Using AWS Firehose I am converting incoming records to parquet. In one example, I have 150k identical records enter firehose, and a single 30kb parquet gets written to s3. Because of how firehose partitions data, we have a secondary process (lambda triggered by s3 put event) read in the parquet and repartitions it based on the date within the event itself. After this repartitioning process, the 30kb file size jumps to 900kb.
Inspecting both parquet files-
- The meta doesn't change
- The data doesn't change
- They both use SNAPPY compression
- The firehose parquet is created by parquet-mr, the pyarrow generated parquet is created by parquet-cpp
- The pyarrow generated parquet has additional pandas headers
The full repartitioning process-
import pyarrow.parquet as pq
tmp_file = f'{TMP_DIR}/{rand_string()}'
s3_client.download_file(firehose_bucket, key, tmp_file)

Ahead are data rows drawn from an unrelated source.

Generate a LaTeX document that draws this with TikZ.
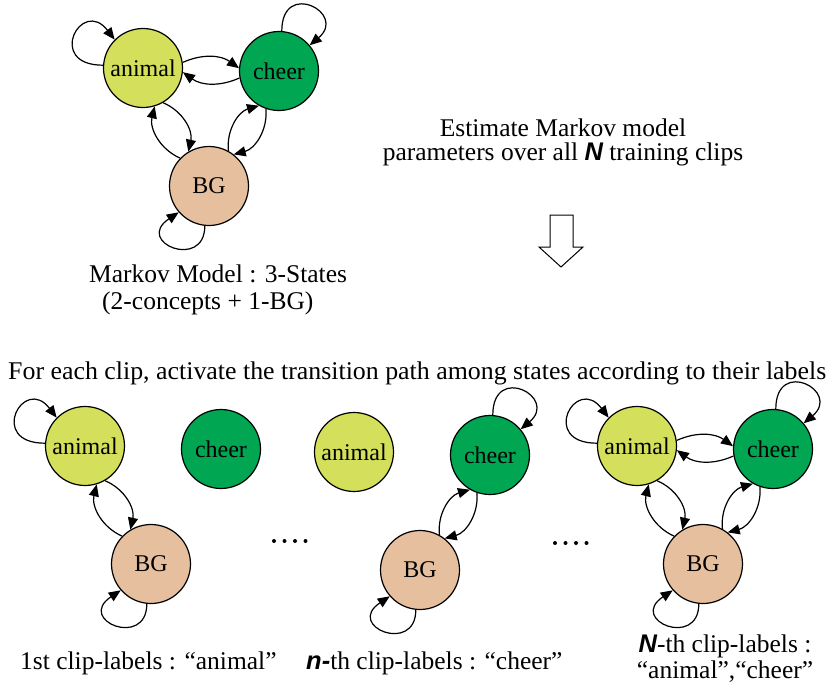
\documentclass[tikz,border=0pt]{standalone}
\usepackage{fontspec}
\setmainfont{Liberation Serif}
\newfontfamily\arialf{Liberation Sans}
\usetikzlibrary{arrows.meta}
\definecolor{animalc}{RGB}{212,224,92}
\definecolor{cheerc}{RGB}{0,166,81}
\definecolor{bgc}{RGB}{230,191,158}
\newcommand\BN[1]{{\arialf\bfseries\itshape #1}}
\begin{document}
\begin{tikzpicture}[x=1pt,y=-1pt,
  state/.style={circle,draw,line width=1.2pt,minimum size=79pt,inner sep=0pt,font=\fontsize{24}{24}\selectfont},
  an/.style={state,fill=animalc},
  ch/.style={state,fill=cheerc},
  bgs/.style={state,fill=bgc},
  tr/.style={line width=1.2pt,-{Triangle[length=12pt,width=10pt]}},
  lbl/.style={anchor=base west,inner sep=0pt,font=\fontsize{25.5}{25.5}\selectfont},
  dotm/.style={circle,fill=black,inner sep=0pt,minimum size=4pt},
  hollow/.style={draw,line width=1pt,fill=white},
]
\useasboundingbox (0,0) rectangle (828,691);

% ---------- top model ----------
\begin{scope}[name prefix=t-]
\node[an] (A) at (143,68) {animal};
\node[ch] (C) at (279,71) {cheer};
\node[bgs] (B) at (209,186) {BG};
\draw[tr] (A.176) .. controls +(-58,0) and +(-33,-43) .. (A.135);
\draw[tr] (C.86) .. controls +(0,-52) and +(38,-32) .. (C.40);
\draw[tr] (B.264) .. controls +(0,45) and +(-45,30) .. (B.221);
\draw[tr] (A.8) to[bend left=30] (C.176);
\draw[tr] (C.190) to[bend left=30] (A.354);
\draw[tr] (B.136) to[bend left=40] (A.287);
\draw[tr] (A.300) to[bend left=40] (B.121);
\draw[tr] (B.61) to[bend left=40] (C.240);
\draw[tr] (C.251) to[bend left=40] (B.52);
\end{scope}

% ---------- clip 1 ----------
\begin{scope}[shift={(-58,378)},name prefix=d1-]
\node[an] (A) at (143,68) {animal};
\node[ch] (C) at (279,71) {cheer};
\node[bgs] (B) at (209,186) {BG};
\draw[tr] (A.176) .. controls +(-58,0) and +(-33,-43) .. (A.135);
\draw[tr] (B.264) .. controls +(0,45) and +(-45,30) .. (B.221);
\draw[tr] (B.136) to[bend left=40] (A.287);
\draw[tr] (A.300) to[bend left=40] (B.121);
\end{scope}

% ---------- clip n ----------
\begin{scope}[shift={(211,384)},name prefix=d2-]
\node[an] (A) at (143,68) {animal};
\node[ch] (C) at (279,71) {cheer};
\node[bgs] (B) at (209,186) {BG};
\draw[tr] (C.86) .. controls +(0,-52) and +(38,-32) .. (C.40);
\draw[tr] (B.264) .. controls +(0,45) and +(-45,30) .. (B.221);
\draw[tr] (B.61) to[bend left=40] (C.240);
\draw[tr] (C.251) to[bend left=40] (B.52);
\end{scope}

% ---------- clip N ----------
\begin{scope}[shift={(494,378)},name prefix=d3-]
\node[an] (A) at (143,68) {animal};
\node[ch] (C) at (279,71) {cheer};
\node[bgs] (B) at (209,186) {BG};
\draw[tr] (A.176) .. controls +(-58,0) and +(-33,-43) .. (A.135);
\draw[tr] (C.86) .. controls +(0,-52) and +(38,-32) .. (C.40);
\draw[tr] (B.264) .. controls +(0,45) and +(-45,30) .. (B.221);
\draw[tr] (A.8) to[bend left=30] (C.176);
\draw[tr] (C.190) to[bend left=30] (A.354);
\draw[tr] (B.136) to[bend left=40] (A.287);
\draw[tr] (A.300) to[bend left=40] (B.121);
\draw[tr] (B.61) to[bend left=40] (C.240);
\draw[tr] (C.251) to[bend left=40] (B.52);
\end{scope}

% ---------- texts ----------
\node[lbl] (mm1) at (89,282) {Markov Model : 3-States};
\node[lbl] (mm2) at (102,309) {(2-concepts + 1-BG)};
\node[anchor=base,inner sep=0pt,align=center,font=\fontsize{25.5}{24}\selectfont] (es) at (563,160)
  {Estimate Markov model\\parameters over all \BN{N} training clips};
\node[lbl] (fe) at (8,379) {\resizebox{818pt}{\height}{For each clip, activate the transition path among states according to their labels}};
\node[lbl] (l1) at (20,669) {1st clip-labels : “animal”};
\node[lbl] (l2) at (306,669) {\BN{n-}th clip-labels : “cheer”};
\node[anchor=base,inner sep=0pt,align=center,font=\fontsize{25.5}{26}\selectfont] (l3) at (725,678)
  {\BN{N}-th clip-labels :\\“animal”,“cheer”};

% hollow arrow
\draw[hollow] (550,215) -- (573,215) -- (573,247) -- (583,247) -- (561,267) -- (539,247) -- (550,247) -- cycle;

% dots
\foreach \i/\xx in {1/274,2/284.5,3/295,4/305.5} {\node[dotm] (da\i) at (\xx,541) {};}
\foreach \i/\xx in {1/555,2/565.5,3/576,4/586.5} {\node[dotm] (db\i) at (\xx,543) {};}
\end{tikzpicture}
\end{document}
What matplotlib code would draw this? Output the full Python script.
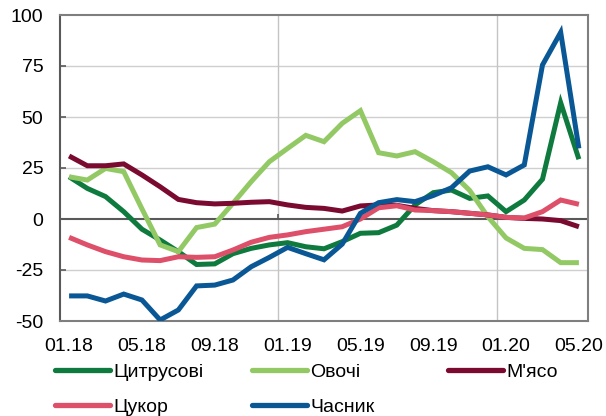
import numpy as np
import matplotlib
matplotlib.use("Agg")
import matplotlib.pyplot as plt

plt.rcParams['font.family'] = ['Liberation Sans', 'DejaVu Sans']
plt.rcParams['axes.unicode_minus'] = False

months = ["01.18", "02.18", "03.18", "04.18", "05.18", "06.18", "07.18", "08.18", "09.18", "10.18",
          "11.18", "12.18", "01.19", "02.19", "03.19", "04.19", "05.19", "06.19", "07.19", "08.19",
          "09.19", "10.19", "11.19", "12.19", "01.20", "02.20", "03.20", "04.20", "05.20"]

citrus = [20.7, 15, 11, 3.6, -5, -10.3, -16, -22.3, -22, -17, -14.4, -12.7, -11.6, -13.6, -14.6,
          -11.1, -7, -6.7, -3, 6.9, 12.9, 14.2, 10.1, 11.3, 3.6, 9.3, 19.5, 57, 29.3]
vegetables = [20.7, 19.1, 24.8, 23.2, 5, -12.7, -16, -4.2, -2.5, 7.7, 18.3, 28.1, 34.6, 41, 37.9,
              46.9, 53.1, 32.5, 30.9, 33, 28.1, 22.7, 14, 1.1, -9.3, -14.4, -15, -21.4, -21.4]
meat = [30.9, 26.1, 26.1, 27, 21.6, 15.8, 9.6, 8, 7.4, 7.7, 8.2, 8.5, 6.9, 5.7, 5.2,
        3.9, 6.4, 6.9, 6.7, 5.2, 4.1, 3.6, 2.8, 2, 0.8, 0.3, 0, -0.8, -3.8]
sugar = [-9, -12.7, -16, -18.5, -20.1, -20.4, -18.5, -18.8, -18.5, -15.2, -11.4, -9, -7.8, -6.2, -5,
         -3.8, 0, 5.5, 6.5, 4.4, 4.1, 3.6, 2.8, 2, 0.8, 0.5, 3.6, 9.3, 7.2]
garlic = [-37.7, -37.7, -40.2, -36.8, -39.7, -49.5, -44.6, -32.8, -32.4, -29.9, -23.4, -18.8, -13.9, -17, -20,
          -12.3, 2.8, 8, 9.5, 8.5, 11.5, 15.3, 23.5, 25.6, 21.6, 26.5, 75.5, 91.5, 34.6]

series_names = ["Цитрусові", "Овочі", "М'ясо", "Цукор", "Часник"]
colors = ["#0e7a3e", "#93c965", "#7a0a30", "#de4f69", "#0a5796"]

xtick_labels = ["01.18", "05.18", "09.18", "01.19", "05.19", "09.19", "01.20", "05.20"]
ytick_values = [100, 75, 50, 25, 0, -25, -50]

W, H = 606, 416
fig = plt.figure(figsize=(W / 100, H / 100), dpi=100)
ax = fig.add_axes([60 / W, 1 - 321 / H, 528 / W, 306 / H])

x = np.arange(len(months))
data = [citrus, vegetables, meat, sugar, garlic]
lines = []
for vals, name, c in zip(data, series_names, colors):
    ln, = ax.plot(x, vals, color=c, lw=3.6, solid_capstyle='butt', solid_joinstyle='miter',
                  label=name, zorder=3)
    lines.append(ln)

ax.set_xlim(-0.5, len(months) - 0.5)
ax.set_ylim(-50, 100)

# grid
for v in [75, 50, 25, -25]:
    ax.axhline(v, color='#cfcfcf', lw=1.0, zorder=1)
for b in [11.5, 23.5]:
    ax.axvline(b, color='#c4c4c4', lw=1.0, zorder=1)
    ax.vlines(b, 0, 2.5, color='#595959', lw=1.2, zorder=2)
ax.axhline(0, color='#595959', lw=1.5, zorder=2)

for s in ax.spines.values():
    s.set_color('#7f7f7f')
    s.set_linewidth(1.5)
ax.spines['left'].set_color('#595959')

ax.set_yticks(ytick_values)
ax.set_yticklabels([str(v) for v in ytick_values], fontsize=14)
ax.tick_params(axis='y', direction='in', length=4, width=1.2, color='#595959', pad=12)

xt = [months.index(lbl) for lbl in xtick_labels]
ax.set_xticks(xt)
ax.set_xticklabels(xtick_labels, fontsize=14)
ax.tick_params(axis='x', length=0, pad=12)

# legend in three columns
groups = [[0, 3], [1, 4], [2]]
xs = [55, 252, 448]
for g, xp in zip(groups, xs):
    leg = fig.legend([lines[i] for i in g], [series_names[i] for i in g],
                     loc='upper left', bbox_to_anchor=(xp / W, 1 - 363 / H),
                     frameon=False, fontsize=14, handlelength=2.85, handletextpad=0.15,
                     labelspacing=0.92, borderpad=0, borderaxespad=0)
    for h in leg.legend_handles:
        h.set_linewidth(3.8)
        h.set_solid_capstyle('round')

fig.savefig("out.png", dpi=100)
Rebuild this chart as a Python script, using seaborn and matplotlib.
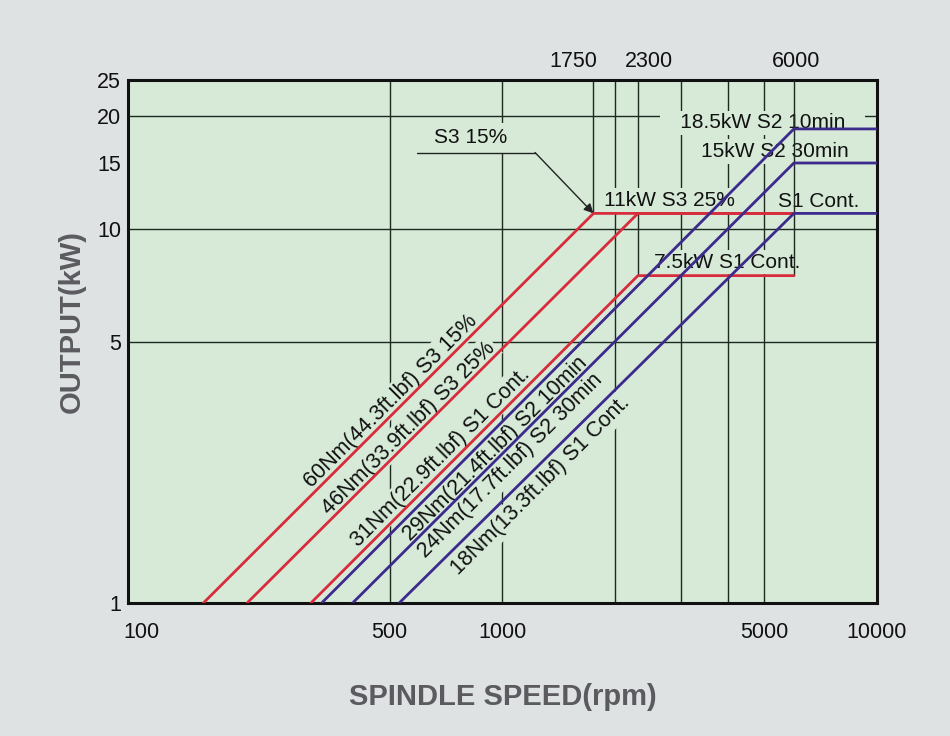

pq_table = pq.read_table(tmp_file)
pq.write_to_dataset(
pq_table,
local_partitioned_dir,
partition_cols=['year', 'month', 'day', 'hour'],
use_deprecated_int96_timestamps=True
)
I imagine there would be some size change, but I was surprised to find such a big difference. Given the process i've described, what would cause the source parquet to go from 30kb to 900kb?